19 Late-Blooming Artists Who Prove It's Never Too Late

    Making truth and beauty isn't just for idle young prodigies.

    1. Toni Morrison published her first novel at age 40 as a single mom.

    2. Wayne Coyne was a fry cook through his twenties before The Flaming Lips hit their stride.

    3. Ang Lee screened his first big movie at age 38.

    4. Dorothy Allison was 42 when Bastard Out of Carolina came out.

    5. Morgan Freeman was an off-Broadway actor for most of his early life.

    6. Junot Díaz spent his entire thirties writing The Brief Wondrous Life of Oscar Wao.

    7. Louise Bourgeois reached her greatest artistic success in her seventies and eighties.

    8. George Saunders was an environmental engineer before he became a best-selling author.

    9. George Eliot published her first novel at 40.

    10. James Murphy (LCD Soundsystem) released his first album when he was 35.

    11. Peaches taught music to preschool children for a decade before becoming Peaches.

    12. Bettye LaVette was a 16-year-old R&B sensation. It took her another 43 years to rediscover that level of success.

    13. Vincent Van Gogh had his first exhibition at age 32.

    14. Thelonious Monk struggled to sell records in his thirties.

    15. Janet Fitch knew she'd be a writer since age 21. Her first book came out 18 years later.

    16. Mark Twain wrote Huckleberry Finn at age 49.

    17. The Hurt Locker came out when Kathryn Bigelow was 57.

    18. The National languished in alt-country obscurity till Matt Berninger was 34.

    19. Millard Kaufman wrote his first novel at age 90.

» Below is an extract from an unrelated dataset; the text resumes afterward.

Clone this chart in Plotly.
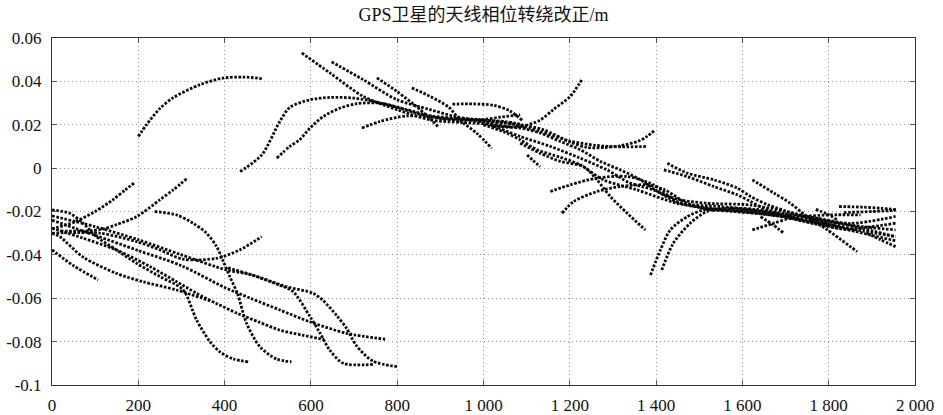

    Contrary to what the cult of prodigies led you to believe, a great deal of artists had their breakthroughs after their mid-thirties: Don DeLillo, Paul Cezanne, Cheryl Strayed, Sapphire, Phil Hartman, Lucille Ball, Zach Galifianakis, Edward Kelsey Moore, Laura Ingalls Wilder, Maya Angelou, Joseph Conrad, Paul Gaugin, Leonard Cohen, Robert Pollard (Guided By Voices), and others.

    As author Sam Lipsyte says, "It's not a race. It's a contest."